For knowledge workers, working from home has many advantages. You no longer need to worry about your morning commute, you can dress as casually as you want, and you have the flexibility to take care of personal errands as required. What a great idea.
However, there are downsides. Workers are co-located in an office space to facilitate teamwork and collaboration. Working remotely provides a challenge but video conferencing and using tools such as MS Teams and Zoom make it easier. Typically, your work environment is free of distractions to ensure you stay focused on work tasks. Sometimes working from a home office can be a challenge to find a quiet space to actually do your work, conduct conference call meetings, or even just talk to a team member on the phone.
From a soundproofing perspective, how can you make your home office a quiet workspace? Here are two ideas.
- Separate yourself from the distractions.
Close your office door and seal the leaks around the door using a door seal kit. In simple terms, a 1% opening around and under your door allows 50% of the sound outside the door to come into your office space. Nothing is more distracting when you are on conference call than hearing dogs bark, children playing, or doorbells ringing. Adding a door seal to your home office is a DIY project. It will seal the leaks and block these outside noises from becoming a distraction. This is a $200 or less fix. One caveat, it works best with a solid wood door. You may want to replace that hollow door first.
- Treat the home office space to reduce echo.
Have you ever been on a conference call where the echo from the person talking on the far end made their communication unintelligible? Think about how your voice sounds to your team members and customers as you work from your office. To solve this problem, you need to add absorptive acoustic material to the walls.

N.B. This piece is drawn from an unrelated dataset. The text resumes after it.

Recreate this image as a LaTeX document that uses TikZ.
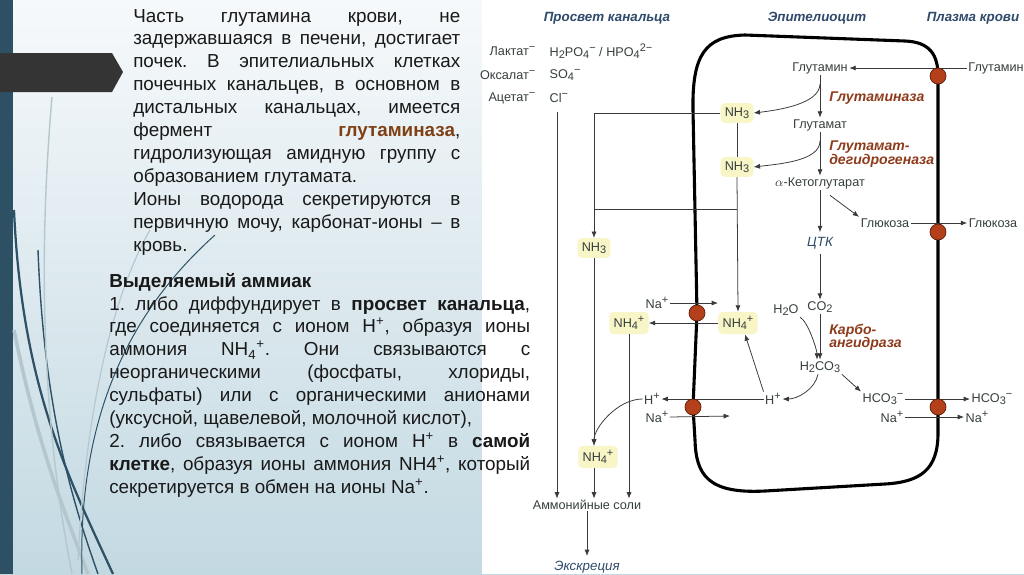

The most cost-effective approach to this problem is to hang fabric wrapped wall panels (FWPs) on your office walls. Typically, these panels have a fiberglass core material that absorbs sound waves, reducing echo in the room. You need to add enough material to the walls to make a difference. A rule of thumb is to add 40% of the floor space to the walls. So, if you have a 12’ X 12’ office, purchase 60 sq ft of FWPs to hang on your walls. This a $500 fix but the people you are speaking to will thank you for it.
Here is a bonus idea, instead of hanging a standard FWP, you can install art panels on your office walls. These panels provide the same acoustical results, but the fiberglass is wrapped in an acoustically transparent printed image. This image could be a photo that you provide or other digital images that make the room not only sound better but also look better.